The principles and practices of the Sidney Stringer School and Community College were the best-documented of all the Coventry schools, both by a succession of headteachers and by its general teaching staff and through evaluation in the wider community. The school population was fifty per cent of Asian background, forty per cent European and ten per cent Caribbean. It opened in August 1972 with an intake of nineteen hundred pupils, a hundred and forty teaching and community staff and seventy non-teaching staff. Among the distinctive features of the school were its mode of government, its House system and its curriculum. Arfon Jones, its second head, claimed that two of the key aims of the school were to raise the consciousness of the people in the area and to develop a mode of democratic control. In these terms, the LEA decided to delegate authority and accountability to local people through the governing body, combining its statutory responsibilities with the strengths of a Community Association. Under this system, the Association elected a Council, some of whose members represented it on the Governing Body, which then involved pupils, parents, staff, local residents and LEA representatives in equal numbers. Besides determining the policy of the school and college, the governors had responsibility for the plant, finance and community development. Although there were some gaps between the scheme and the practical realities of managing the facilities, it did represent a bold attempt to make the school government more broadly and genuinely representative of an albeit loosely defined local community.

 

Contrary to popular mythology about Coventry, comprehensive education was only fully established in the 1970s; first in the voluntary controlled sector, when the Catholic schools became fully comprehensive in 1970 and subsequently in 1975 when no further selective places were available for girls and the Authority no longer purchased places outside the maintained sector for boys. The development of comprehensive education was therefore as slow in Coventry as it was in many other LEAs, including Birmingham. Coventry was still operating secondary school selection well into the 1970s, concerned to offer grammar school courses in many of its schools. By that time, the school-leaving age was raised from fifteen to sixteen in 1973. By 1975 the number of comprehensives in Coventry had increased to twenty-one, five of them Church controlled, with an additional LEA boarding school. In total, the number of enrolled pupils stood at 28,538, compared with 20,385 in 1960.

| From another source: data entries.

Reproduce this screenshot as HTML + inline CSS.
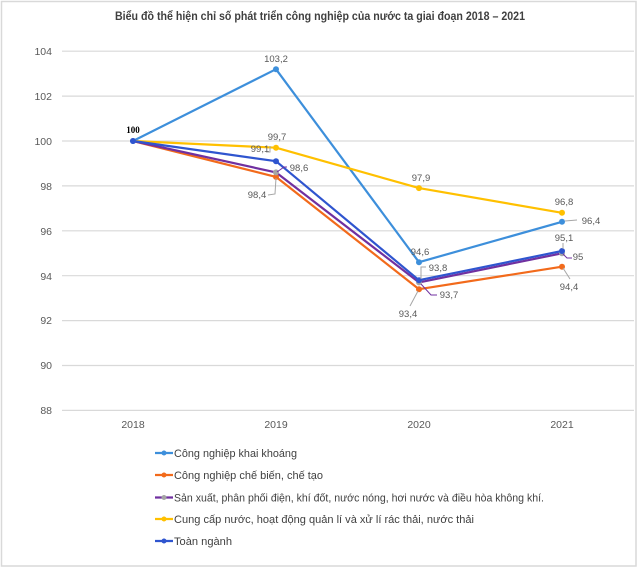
<!DOCTYPE html>
<html><head><meta charset="utf-8"><style>
html,body{margin:0;padding:0;background:#fff;}
svg{display:block;}
text{font-family:"Liberation Sans",Arial,sans-serif;}
</style></head><body>
<svg width="640" height="568" viewBox="0 0 640 568" xmlns="http://www.w3.org/2000/svg">
<rect x="0" y="0" width="640" height="568" fill="#fff"/>
<rect x="1.5" y="1.5" width="634.5" height="564.5" fill="none" stroke="#d9d9d9" stroke-width="1.5"/>
<text x="320" y="20" text-anchor="middle" font-size="12" font-weight="bold" fill="#404040" textLength="410" lengthAdjust="spacingAndGlyphs">Biểu đồ thể hiện chỉ số phát triển công nghiệp của nước ta giai đoạn 2018 – 2021</text>
<g stroke="#d9d9d9" stroke-width="1.2">
<line x1="62" y1="51.2" x2="634" y2="51.2"/>
<line x1="62" y1="96.1" x2="634" y2="96.1"/>
<line x1="62" y1="141" x2="634" y2="141"/>
<line x1="62" y1="185.9" x2="634" y2="185.9"/>
<line x1="62" y1="230.8" x2="634" y2="230.8"/>
<line x1="62" y1="275.7" x2="634" y2="275.7"/>
<line x1="62" y1="320.6" x2="634" y2="320.6"/>
<line x1="62" y1="365.5" x2="634" y2="365.5"/>
<line x1="62" y1="410.4" x2="634" y2="410.4"/>
</g>
<g font-size="10.5" fill="#595959" text-anchor="end">
<text x="52" y="55">104</text>
<text x="52" y="100">102</text>
<text x="52" y="145">100</text>
<text x="52" y="190">98</text>
<text x="52" y="235">96</text>
<text x="52" y="280">94</text>
<text x="52" y="324">92</text>
<text x="52" y="369">90</text>
<text x="52" y="414">88</text>
</g>
<g font-size="10.5" fill="#595959" text-anchor="middle">
<text x="133" y="428">2018</text>
<text x="276" y="428">2019</text>
<text x="419" y="428">2020</text>
<text x="562" y="428">2021</text>
</g>
<g fill="none" stroke-width="2.2" stroke-linejoin="round">
<polyline stroke="#3d8fdb" points="133,141 276,69.2 419,262.2 562,221.8"/>
<polyline stroke="#f26a1b" points="133,141 276,176.9 419,289.2 562,266.7"/>
<polyline stroke="#7030a0" points="133,141 276,172.4 419,282.4 562,253.3"/>
<polyline stroke="#ffc000" points="133,141 276,147.7 419,188.1 562,212.8"/>
<polyline stroke="#2f55cf" points="133,141 276,161.2 419,280.2 562,251"/>
</g>
<g>
<circle cx="133" cy="141" r="3" fill="#3d8fdb"/><circle cx="276" cy="69.2" r="3" fill="#3d8fdb"/><circle cx="419" cy="262.2" r="3" fill="#3d8fdb"/><circle cx="562" cy="221.8" r="3" fill="#3d8fdb"/>
<circle cx="276" cy="176.9" r="3" fill="#f26a1b"/><circle cx="419" cy="289.2" r="3" fill="#f26a1b"/><circle cx="562" cy="266.7" r="3" fill="#f26a1b"/>
<circle cx="276" cy="172.4" r="3" fill="#a5a5a5"/><circle cx="419" cy="282.4" r="3" fill="#a5a5a5"/><circle cx="562" cy="253.3" r="3" fill="#a5a5a5"/>
<circle cx="276" cy="147.7" r="3" fill="#ffc000"/><circle cx="419" cy="188.1" r="3" fill="#ffc000"/><circle cx="562" cy="212.8" r="3" fill="#ffc000"/>
<circle cx="276" cy="161.2" r="3" fill="#2f55cf"/><circle cx="419" cy="280.2" r="3" fill="#2f55cf"/><circle cx="562" cy="251" r="3" fill="#2f55cf"/>
<circle cx="133" cy="141" r="3" fill="#2f55cf"/>
</g>
<g fill="none" stroke-width="1">
<polyline stroke="#a6a6a6" points="270,146 270,152 266,152"/>
<polyline stroke="#7030a0" points="277,172 284,167 287,167"/>
<polyline stroke="#a6a6a6" points="276,178 275,194 268,195"/>
<polyline stroke="#a6a6a6" points="565,221 577,220"/>
<polyline stroke="#a6a6a6" points="563,243 563,249"/>
<polyline stroke="#7030a0" points="563,254 567,258 572,258"/>
<polyline stroke="#a6a6a6" points="563,268 570,279"/>
<polyline stroke="#a6a6a6" points="421,279 421,267 426,267"/>
<polyline stroke="#7030a0" points="421,284 431,295 437,295"/>
<polyline stroke="#a6a6a6" points="410,306 418,291"/>
</g>
<text x="133" y="133" text-anchor="middle" font-size="9" font-weight="bold" fill="#000" style="font-family:'Liberation Serif',serif">100</text>
<g font-size="9.5" fill="#595959" text-anchor="middle">
<text x="276" y="62">103,2</text>
<text x="277" y="140">99,7</text>
<text x="260" y="152">99,1</text>
<text x="299" y="171">98,6</text>
<text x="257" y="198">98,4</text>
<text x="421" y="181">97,9</text>
<text x="564" y="205">96,8</text>
<text x="591" y="224">96,4</text>
<text x="564" y="241">95,1</text>
<text x="578" y="260">95</text>
<text x="569" y="290">94,4</text>
<text x="420" y="255">94,6</text>
<text x="438" y="271">93,8</text>
<text x="449" y="298">93,7</text>
<text x="408" y="317">93,4</text>
</g>
<g stroke-width="2.2">
<line x1="155" y1="453" x2="173" y2="453" stroke="#3d8fdb"/><circle cx="164" cy="453" r="2.5" fill="#3d8fdb" stroke="none"/>
<line x1="155" y1="475" x2="173" y2="475" stroke="#f26a1b"/><circle cx="164" cy="475" r="2.5" fill="#f26a1b" stroke="none"/>
<line x1="155" y1="497.5" x2="173" y2="497.5" stroke="#7030a0"/><circle cx="164" cy="497.5" r="2.5" fill="#a5a5a5" stroke="none"/>
<line x1="155" y1="519" x2="173" y2="519" stroke="#ffc000"/><circle cx="164" cy="519" r="2.5" fill="#ffc000" stroke="none"/>
<line x1="155" y1="541" x2="173" y2="541" stroke="#2f55cf"/><circle cx="164" cy="541" r="2.5" fill="#2f55cf" stroke="none"/>
</g>
<g font-size="11" fill="#404040">
<text x="174" y="457" textLength="123" lengthAdjust="spacingAndGlyphs">Công nghiệp khai khoáng</text>
<text x="174" y="479" textLength="149" lengthAdjust="spacingAndGlyphs">Công nghiệp chế biến, chế tạo</text>
<text x="174" y="501.5" textLength="370" lengthAdjust="spacingAndGlyphs">Sản xuất, phân phối điện, khí đốt, nước nóng, hơi nước và điều hòa không khí.</text>
<text x="174" y="523" textLength="300" lengthAdjust="spacingAndGlyphs">Cung cấp nước, hoạt động quản lí và xử lí rác thải, nước thải</text>
<text x="174" y="545" textLength="58" lengthAdjust="spacingAndGlyphs">Toàn ngành</text>
</g>
</svg>
</body></html>
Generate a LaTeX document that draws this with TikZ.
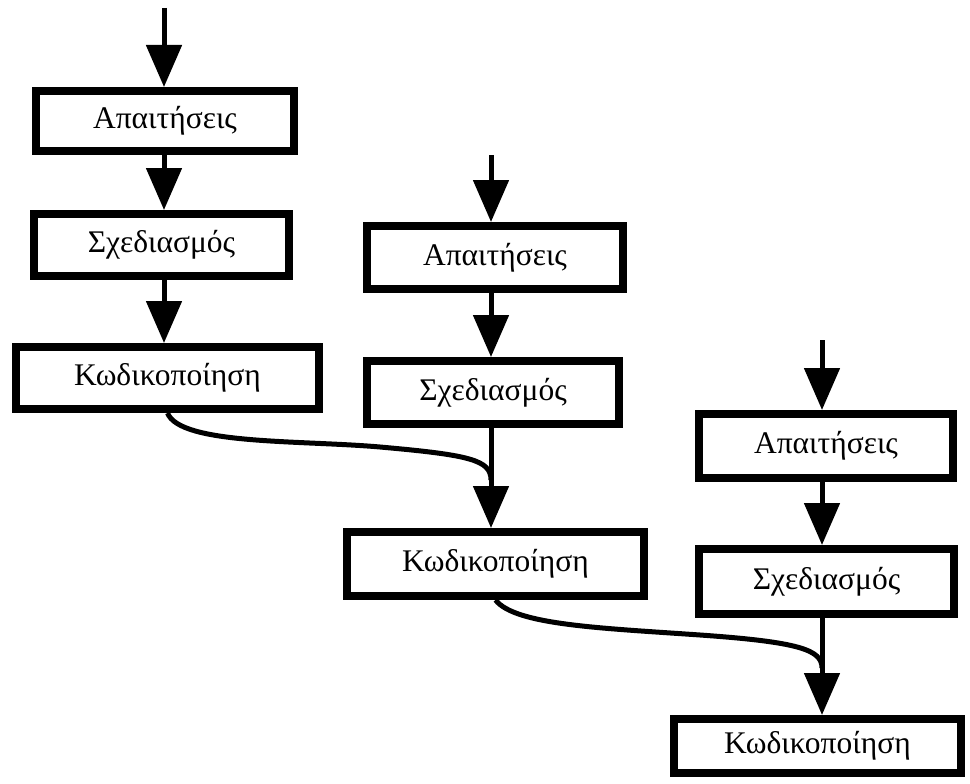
\documentclass[tikz,border=0pt]{standalone}
\usepackage{fontspec}
\setmainfont{Liberation Serif}
\usetikzlibrary{arrows.meta}
\begin{document}
\begin{tikzpicture}[x=1pt,y=-1pt,
  stage/.style={draw=black,line width=8pt,fill=white,inner sep=0pt,
    font=\fontsize{31.5}{34}\selectfont},
  flow/.style={line width=5pt,-{Triangle[width=35pt,length=42pt]}},
  feed/.style={line width=5pt}]
\useasboundingbox[fill=white] (0,0) rectangle (970,784);
% first cycle
\node[stage,minimum width=258pt,minimum height=60pt] (A1) at (165,121) {Απαιτήσεις};
\node[stage,minimum width=255pt,minimum height=62pt] (S1) at (161.5,245) {Σχεδιασμός};
\node[stage,minimum width=303pt,minimum height=62pt] (K1) at (167.5,378) {Κωδικοποίηση};
% second cycle
\node[stage,minimum width=256pt,minimum height=63pt] (A2) at (495,257.5) {Απαιτήσεις};
\node[stage,minimum width=252pt,minimum height=63pt] (S2) at (493,392.5) {Σχεδιασμός};
\node[stage,minimum width=297pt,minimum height=64pt] (K2) at (495.5,564) {Κωδικοποίηση};
% third cycle
\node[stage,minimum width=254pt,minimum height=64pt] (A3) at (826,446) {Απαιτήσεις};
\node[stage,minimum width=255pt,minimum height=65pt] (S3) at (826.5,581.5) {Σχεδιασμός};
\node[stage,minimum width=287pt,minimum height=54pt] (K3) at (817.5,746) {Κωδικοποίηση};
% entry points
\coordinate (in1) at (164,8);
\coordinate (in2) at (491,155);
\coordinate (in3) at (822,340);
\coordinate (m2) at (491,480);
\coordinate (m3) at (822,668);
% vertical flows
\draw[flow] (in1) -- (in1 |- A1.north);
\draw[flow] (A1.south -| in1) -- (in1 |- S1.north);
\draw[flow] (S1.south -| in1) -- (in1 |- K1.north);
\draw[flow] (in2) -- (in2 |- A2.north);
\draw[flow] (A2.south -| in2) -- (in2 |- S2.north);
\draw[flow] (S2.south -| in2) -- (in2 |- K2.north);
\draw[flow] (in3) -- (in3 |- A3.north);
\draw[flow] (A3.south -| in3) -- (in3 |- S3.north);
\draw[flow] (S3.south -| in3) -- (in3 |- K3.north);
% hand-over curves into the next cycle
\draw[feed] (K1.south) .. controls (180,445) and (300,440) .. (380,447)
  .. controls (470,455) and (491,460) .. (m2);
\draw[feed] (K2.south) .. controls (515,625) and (600,628) .. (700,635)
  .. controls (800,642) and (822,650) .. (m3);
\end{tikzpicture}
\end{document}
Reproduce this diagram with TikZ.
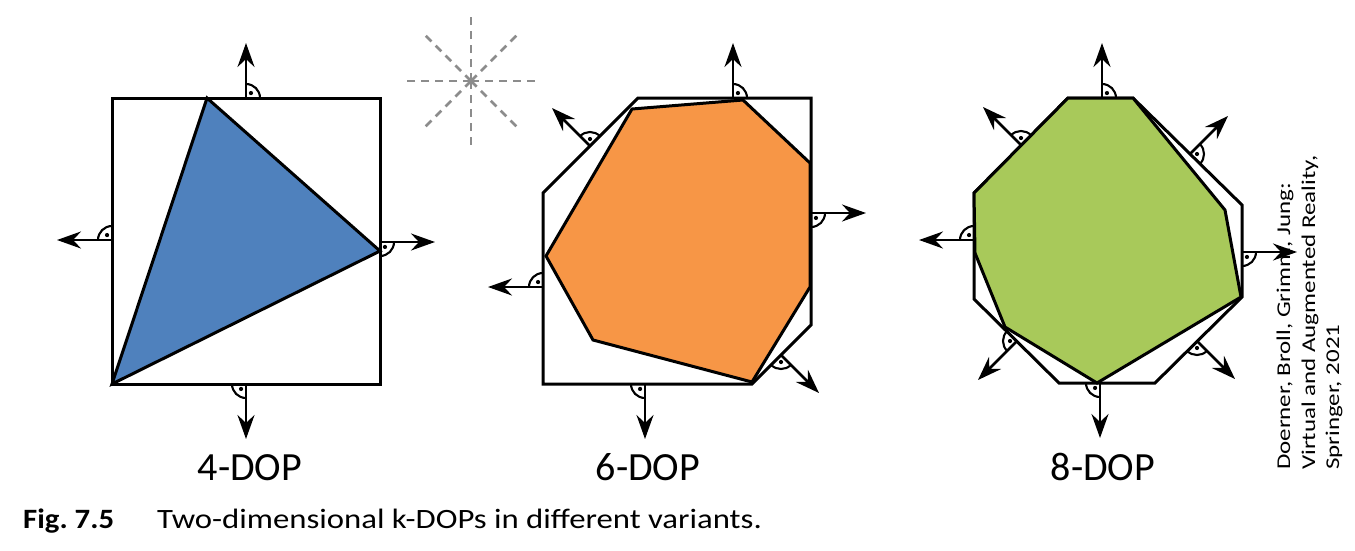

From the early 1950s to the mid 1970s was a long period of economic expansion and demographic growth which helped to fuel educational development in England in general and Coventry in particular. Over these decades the city’s Director’s of Education, the LEA and the schools themselves pioneered different forms of comprehensive schooling and education, so much so that, in the educational imagination, Coventry became synonymous with educational innovation. Yet the evidence suggests that while Coventry was among the first authorities to build schools with the purpose of comprehensive secondary education in view, this was, for the most part, the result of practical imperatives following the war. In common with many other authorities, it then struggled with the process of developing the principles of comprehensive education. Whether, by 1977, a truly comprehensive system of education had been achieved was open to question, at a time when primary school rolls had begun to fall and practical priorities had to be confronted once more. With the benefit of hindsight, through subsequent decades of economic and industrial decline, it still is open to question.